Dubai For two hours in July, deranged right-wing militant Anders Behring Breivik gunned down all before him in a hate-fuelled rampage.

Yesterday, in a Norwegian courtroom, Breivik unleashed a hate-filled venomous salvo against Muslims.

"I would have done it again," he said, boasting that he acted "out of goodness, not evil" as he lashed out at Norwegian and European governments for embracing immigration and multiculturalism.

Ruled sane enough to stand trial, Breivik said: "I have done the most sophisticated and spectacular political act committed in Europe since [the Second World War]," the Oslo native told a courtroom in the capital yesterday. "This won't be the last time this happens in Europe."

The 33-year-old killed 69 people, some as young as 14, at a Labour Party youth camp on Utoeya island and detonated a car bomb by the prime minister's office, taking eight lives.

Islamophobia

Speaking to Gulf News yesterday from the University of Copenhagen's Centre of European Islamic Thought, Prof Jorgen Nielsen said that Islamophobia in Europe is rising as a result of the decline of nation states and because of the economic crisis gripping the continent.
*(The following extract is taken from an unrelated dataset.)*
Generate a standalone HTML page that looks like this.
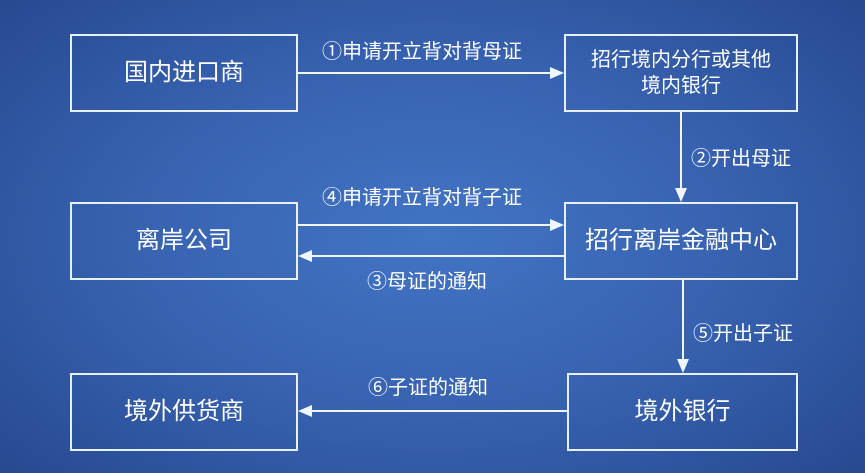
<!DOCTYPE html>
<html><head><meta charset="utf-8"><style>
body{margin:0;width:865px;height:473px;overflow:hidden;background:radial-gradient(ellipse 70% 75% at 50% 50%,#4274c4 0%,#3762b0 50%,#26488f 100%);font-family:"Liberation Sans","Noto Sans CJK SC",sans-serif;color:#fff;position:relative}
.b{position:absolute;border:2px solid #e6f0ff;box-sizing:border-box;display:flex;align-items:center;justify-content:center;text-align:center;font-size:24px;line-height:1.3}
.s{font-size:20px}
.l{position:absolute;font-size:20px;white-space:nowrap;line-height:24px}
svg{position:absolute;left:0;top:0}
</style></head><body>
<div class="b" style="left:70px;top:34px;width:228px;height:78px">国内进口商</div>
<div class="b s" style="left:564px;top:34px;width:234px;height:78px">招行境内分行或其他<br>境内银行</div>
<div class="b" style="left:70px;top:202px;width:228px;height:78px">离岸公司</div>
<div class="b" style="left:564px;top:202px;width:234px;height:78px">招行离岸金融中心</div>
<div class="b" style="left:70px;top:373px;width:228px;height:78px">境外供货商</div>
<div class="b" style="left:567px;top:373px;width:231px;height:78px">境外银行</div>
<svg width="865" height="473" stroke="#f0f6ff" stroke-width="2" fill="#f0f6ff">
<line x1="298" y1="73" x2="552" y2="73"/><polygon points="564,73 550,67 550,79" stroke="none"/>
<line x1="681" y1="112" x2="681" y2="190"/><polygon points="681,202 675,188 687,188" stroke="none"/>
<line x1="298" y1="225" x2="552" y2="225"/><polygon points="564,225 550,219 550,231" stroke="none"/>
<line x1="310" y1="256" x2="564" y2="256"/><polygon points="298,256 312,250 312,262" stroke="none"/>
<line x1="683" y1="280" x2="683" y2="361"/><polygon points="683,373 677,359 689,359" stroke="none"/>
<line x1="310" y1="411" x2="567" y2="411"/><polygon points="298,411 312,405 312,417" stroke="none"/>
</svg>
<div class="l" style="left:322px;top:40px">①申请开立背对背母证</div>
<div class="l" style="left:691px;top:147px">②开出母证</div>
<div class="l" style="left:322px;top:186px">④申请开立背对背子证</div>
<div class="l" style="left:367px;top:270px">③母证的通知</div>
<div class="l" style="left:693px;top:322px">⑤开出子证</div>
<div class="l" style="left:368px;top:376px">⑥子证的通知</div>
</body></html>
"There's a real sense of powerlessness because of the move in sovereignty from small nation states to the European Union," he said. "And there's a correlation between the decline in the economy to a rise in anti-Muslim sentiment.

"Right-wing parties are only too willing to latch onto that sentiment and use it for their own political ends," Nielsen said, adding that burqa ban, identification laws, bans on minarets, the Danish cartoons' issue and growing hate attacks on members of the Muslim community were all symptoms of a growing sense of Islamophobia across the continent.

"I am not scared by the prospect of being in prison all my life," Breivik told the court yesterday.

"I was born in a prison where I could not express my beliefs. This prison is called Norway."